Nobody will care to check is_valid() before every call, especially if
validity is assumed in the majority of cases and invalidity a rare case.
Worse, people will forget to add it to their own functions
preconditions. Another thing to consider is that adding methods to the
class just for the sake of expressing the contract looks like there’s
something broken in the design first.

As for guidelines, I strongly agree with what has been said, that
non-default-constructible and move-constructible are somewhat antagonist
and should raise a red flag.

As for usefulness, in an ideal world you would like the compiler (or a
static analysis tool) to check the contracts for you. Regarding move
semantics, that’s the choice made by the rust compiler (reusing a
moved-from object is a compile time error). In C++, reusing a moved-from
object is perfectly valid, so you would have to resort to other
mechanisms to forbid it.
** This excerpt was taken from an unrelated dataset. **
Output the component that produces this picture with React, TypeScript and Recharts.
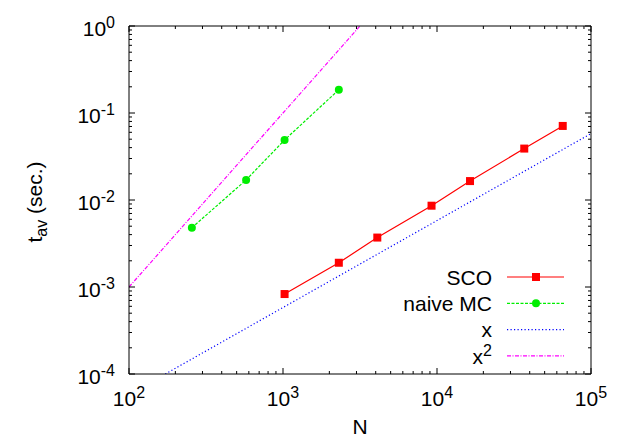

IMHO a tool-friendly way (which, by the way, is
also user-friendly) to do that is using unique_ptr : the rule to check
(nullptr dereference) is much more likely to be implemented, the users
are much more likely to write x != nullptr preconditions.

I’m not sure there are many cases where you, at the same time :
- need the object to be not constructible (always valid)
- need to transfer the ownership of the object
- can’t afford the extra cost of a pointer (which is, by the way, not
more expensive than checking an is_valid() function).